Think of a tissue metres in length yet integral; let it be a tissue bearing features that provide simultaneously both heating and cooling; firm yet very aesthetic, that can offer a very effective protection against all external effects. Body organs aren't all internal like the brain or the heart. There's one miraculous organ we wear on the outside. That is our skin, the largest organ of the body, covering 1 to 2 square meters. It forms a vital boundary separating the outside world from the inside of your body. This fleshy covering does a lot more than make us look presentable. In fact, without it, we'd literally evaporate.
The skin is an extremely multipurpose organ: it is waterproof yet flexible; it helps keep you warm and cool; It also exudes antibacterial substances that prevent infection and manufactures vitamin D for converting calcium into healthy bones. It is a sensory organ to detect temperature, touch, vibration and a visible signal for social and sexual communication. The skin can sense 5 different kinds of stimulation: touch, pressure, heat, cold, and pain. It purifies our system by eliminating waste fluid. Our skin is resilience to injury - resumes its previous shape withstanding considerable trauma w/out permanent damage. Skin grows faster than any other organ and we keep renewing our skin our entire lives.
The skin helps regulate the body's temperature efficiently. Since the temperature of the external environment is constantly changing, the skin must work constantly to keep the body's temperature 36,8 Celcius degree. Your skin can respond to messages sent out by your hypothalamus, the brain's inner thermometer. Blood vessels here help regulate body temperature by increasing blood flow to the skin to allow heat to escape, or by restricting the flow when it's cold. Another mechanism that cools the body down is sweating: the human skin is full of many tiny holes called "pores". The water thrown out uses the body heat to vaporise and this causes coolness.

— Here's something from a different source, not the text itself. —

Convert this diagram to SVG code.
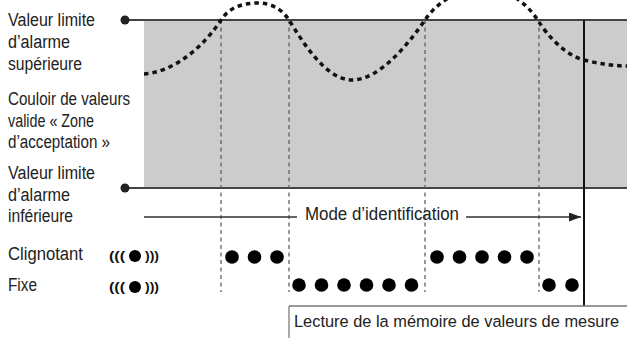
<svg xmlns="http://www.w3.org/2000/svg" width="627" height="338" viewBox="0 0 627 338">
<defs>
<style>
.lbl{font-family:"Liberation Sans Narrow","Liberation Sans",Arial,sans-serif;font-size:18px;fill:#222}
.par{font-family:"Liberation Sans",Arial,sans-serif;font-size:13px;font-weight:bold;fill:#111}
.dash{stroke:#555;stroke-width:1.2;stroke-dasharray:4 3.5;fill:none}
.lim{stroke:#444;stroke-width:2;fill:none}
.dot{fill:#000}
</style>
<marker id="ah" viewBox="0 0 12 9" refX="12" refY="4.5" markerWidth="12" markerHeight="9" markerUnits="userSpaceOnUse" orient="auto">
<path d="M0,0 L12,4.5 L0,9 Z" fill="#222"/>
</marker>
</defs>
<rect width="627" height="338" fill="#fff"/>

<g id="zone">
<rect x="144" y="20" width="483" height="168" fill="#cccccc"/>
</g>

<g id="connectors">
<line class="lim" x1="125" y1="20" x2="627" y2="20"/>
<line class="lim" x1="125" y1="188" x2="627" y2="188"/>
<circle cx="125" cy="20" r="4.5" fill="#222"/>
<circle cx="125" cy="188" r="4.5" fill="#222"/>
<line class="dash" x1="221" y1="20" x2="221" y2="292"/>
<line class="dash" x1="289" y1="20" x2="289" y2="292"/>
<line class="dash" x1="425" y1="20" x2="425" y2="292"/>
<line class="dash" x1="539" y1="20" x2="539" y2="292"/>
<line x1="584" y1="20" x2="584" y2="306" stroke="#111" stroke-width="2"/>
<line x1="144" y1="217" x2="297" y2="217" stroke="#333" stroke-width="1.5"/>
<line x1="466" y1="217" x2="581" y2="217" stroke="#333" stroke-width="1.5" marker-end="url(#ah)"/>
<line x1="289" y1="306" x2="627" y2="306" stroke="#777" stroke-width="1.5"/>
<line x1="289" y1="306" x2="289" y2="338" stroke="#555" stroke-width="1"/>
</g>

<g id="signal">
<path d="M144,74 C175,72 205,45 221,20 C230,6 245,3 258,3 C271,3 282,9 289,20 C301,39 325,80 352,80 C380,80 410,42 425,20 C437,2 460,-12 482,-12 C505,-12 525,0 539,22 C548,36 565,55 584,60 C600,64 615,66 627,66" fill="none" stroke="#111" stroke-width="3.5" stroke-dasharray="4.5 4"/>
</g>

<g id="labels">
<text class="lbl" x="8" y="26" textLength="87" lengthAdjust="spacingAndGlyphs">Valeur limite</text>
<text class="lbl" x="8" y="48" textLength="62" lengthAdjust="spacingAndGlyphs">d’alarme</text>
<text class="lbl" x="8" y="70" textLength="74" lengthAdjust="spacingAndGlyphs">supérieure</text>
<text class="lbl" x="8" y="105" textLength="122" lengthAdjust="spacingAndGlyphs">Couloir de valeurs</text>
<text class="lbl" x="8" y="127" textLength="86" lengthAdjust="spacingAndGlyphs">valide « Zone</text>
<text class="lbl" x="8" y="148" textLength="102" lengthAdjust="spacingAndGlyphs">d’acceptation »</text>
<text class="lbl" x="8" y="179" textLength="87" lengthAdjust="spacingAndGlyphs">Valeur limite</text>
<text class="lbl" x="8" y="201" textLength="62" lengthAdjust="spacingAndGlyphs">d’alarme</text>
<text class="lbl" x="8" y="222" textLength="65" lengthAdjust="spacingAndGlyphs">inférieure</text>
<text class="lbl" x="305" y="220" textLength="154" lengthAdjust="spacingAndGlyphs">Mode d’identification</text>
</g>

<g id="row-clignotant">
<text class="lbl" x="8" y="260" textLength="75" lengthAdjust="spacingAndGlyphs">Clignotant</text>
<text class="par" x="109" y="260" textLength="16" lengthAdjust="spacingAndGlyphs">(((</text>
<circle class="dot" cx="135" cy="256" r="6"/>
<text class="par" x="145" y="260" textLength="14" lengthAdjust="spacingAndGlyphs">)))</text>
<circle class="dot" cx="232" cy="257" r="6.8"/>
<circle class="dot" cx="254.5" cy="257" r="6.8"/>
<circle class="dot" cx="277" cy="257" r="6.8"/>
<circle class="dot" cx="437" cy="257" r="6.8"/>
<circle class="dot" cx="459.5" cy="257" r="6.8"/>
<circle class="dot" cx="482" cy="257" r="6.8"/>
<circle class="dot" cx="504.5" cy="257" r="6.8"/>
<circle class="dot" cx="527" cy="257" r="6.8"/>
</g>

<g id="row-fixe">
<text class="lbl" x="8" y="291" textLength="29" lengthAdjust="spacingAndGlyphs">Fixe</text>
<text class="par" x="109" y="291" textLength="16" lengthAdjust="spacingAndGlyphs">(((</text>
<circle class="dot" cx="135" cy="287" r="6"/>
<text class="par" x="145" y="291" textLength="14" lengthAdjust="spacingAndGlyphs">)))</text>
<circle class="dot" cx="299" cy="285" r="6.8"/>
<circle class="dot" cx="321.5" cy="285" r="6.8"/>
<circle class="dot" cx="344" cy="285" r="6.8"/>
<circle class="dot" cx="366.5" cy="285" r="6.8"/>
<circle class="dot" cx="389" cy="285" r="6.8"/>
<circle class="dot" cx="411.5" cy="285" r="6.8"/>
<circle class="dot" cx="549" cy="285" r="6.8"/>
<circle class="dot" cx="572" cy="285" r="6.8"/>
</g>

<g id="memory-box">
<text class="lbl" x="294" y="327" style="font-size:16.3px" textLength="325" lengthAdjust="spacingAndGlyphs">Lecture de la mémoire de valeurs de mesure</text>
</g>
</svg>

Skin tissue, like many other structures, is an organ important enough that its absence puts human life at risk. It is impossible for a living being to survive without skin, even if it has all of its organs. The view we would come across when we look at a centimetre below the skin is a picture formed by these lipids and proteins, with various vessels therein. It is not aesthetic at all, and even terrifying. Covering all these structures, the skin both makes a very aesthetic contribution to our body. All of the functions of the skin are vital. The skin is a more important organ than the ear, nose and even the eye. We can live without our other sense organs, but it is impossible for man to survive without skin.
What all of this shows is that human skin is a perfect organ specially designed to facilitate our lives. Skin protects us, functions as an "air-conditioner", and facilitates easy locomotion thanks to its flexibility. Moreover, it is aesthetic. Instead of this type of skin, we could well have a thick and coarse skin. It may be thought that its protective quality would increase if it were thicker and harder, but this is deceptive. If we had a skin as hard and thick as that of the rhinoceros’, our highly mobile body would lose this mobility and be clumsy. We could have skin that would cause us to faint from heat in summer and freeze in winter. However, our bodies are covered in the most comfortable, serviceable and aesthetic way.